***** DATASET SECTION *****
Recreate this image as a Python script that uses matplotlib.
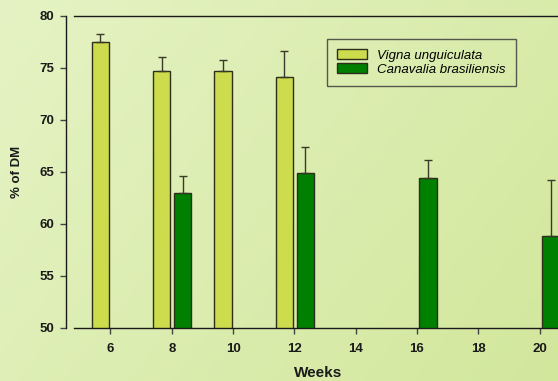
import numpy as np
import matplotlib.pyplot as plt
from matplotlib.colors import LinearSegmentedColormap

weeks_vigna = [6, 8, 10, 12]
vigna = [77.5, 74.7, 74.7, 74.1]
vigna_err = [0.8, 1.4, 1.1, 2.5]

weeks_cana = [8, 12, 16, 20]
cana = [63.0, 64.9, 64.4, 58.8]
cana_err = [1.6, 2.5, 1.8, 5.4]

xticks = [6, 8, 10, 12, 14, 16, 18, 20]
yticks = [50, 55, 60, 65, 70, 75, 80]

plt.rcParams['font.family'] = ['Liberation Sans', 'DejaVu Sans']

fig = plt.figure(figsize=(5.58, 3.81), dpi=100)

# soft green gradient behind everything
bg = fig.add_axes([0, 0, 1, 1], zorder=-10)
gx, gy = np.meshgrid(np.linspace(0, 1, 200), np.linspace(0, 1, 200))
grad = 0.65 * gx + 0.35 * gy
cmap = LinearSegmentedColormap.from_list('bg', ['#e5f3c4', '#d2e79c'])
bg.imshow(grad, cmap=cmap, aspect='auto', extent=[0, 1, 0, 1], origin='upper')
bg.axis('off')

ax = fig.add_axes([74 / 558, 53 / 381, 1 - 74 / 558, 312 / 381])
ax.patch.set_alpha(0)

w = 0.56
ec = '#2e2e1c'
errkw = dict(ecolor='#3a3a28', elinewidth=1, capsize=3.2, capthick=1)
ax.bar(np.array(weeks_vigna) - 0.33, vigna, width=w, bottom=0, color='#cddc4c',
       edgecolor=ec, linewidth=1, label='Vigna unguiculata',
       yerr=[np.zeros(len(vigna_err)), vigna_err], error_kw=errkw)
ax.bar(np.array(weeks_cana) + 0.36, cana, width=w, bottom=0, color='#008000',
       edgecolor=ec, linewidth=1, label='Canavalia brasiliensis',
       yerr=[np.zeros(len(cana_err)), cana_err], error_kw=errkw)

ax.set_xlim(4.81, 20.6)
ax.set_ylim(50, 80)
ax.set_xticks(xticks)
ax.set_yticks(yticks)

for s in ['left', 'bottom', 'top']:
    ax.spines[s].set_color('#1a1a1a')
    ax.spines[s].set_linewidth(1)
ax.spines['right'].set_visible(False)
ax.spines['left'].set_position(('outward', 6))

ax.tick_params(axis='both', direction='out', length=4, width=1, color='#444444',
               labelsize=9.5)
ax.tick_params(axis='x', pad=7)
ax.tick_params(axis='y', pad=4)
for lab in ax.get_xticklabels() + ax.get_yticklabels():
    lab.set_fontweight('bold')
    lab.set_color('#1a1a1a')

ax.set_xlabel('Weeks', fontsize=11, fontweight='bold', labelpad=8, color='#1a1a1a')
ax.xaxis.label.set_x(0.504)
ax.set_ylabel('% of DM', fontsize=9.5, fontweight='bold', labelpad=12, color='#1a1a1a')

leg = ax.legend(loc='upper left', bbox_to_anchor=(327 / 558, 1 - 39 / 381),
                bbox_transform=fig.transFigure, frameon=True, fancybox=False,
                prop={'style': 'italic', 'size': 9.5}, handlelength=2.3,
                handleheight=0.8, borderpad=0.75, labelspacing=0.12,
                handletextpad=0.75, borderaxespad=0)
leg.get_frame().set_facecolor('none')
leg.get_frame().set_edgecolor('#333333')
leg.get_frame().set_linewidth(1)

fig.savefig('out.png', dpi=100)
*****
Wherever a line in the data above holds "matplotlib", copy that line.

Recreate this image as a Python script that uses matplotlib.
import matplotlib.pyplot as plt
from matplotlib.colors import LinearSegmentedColormap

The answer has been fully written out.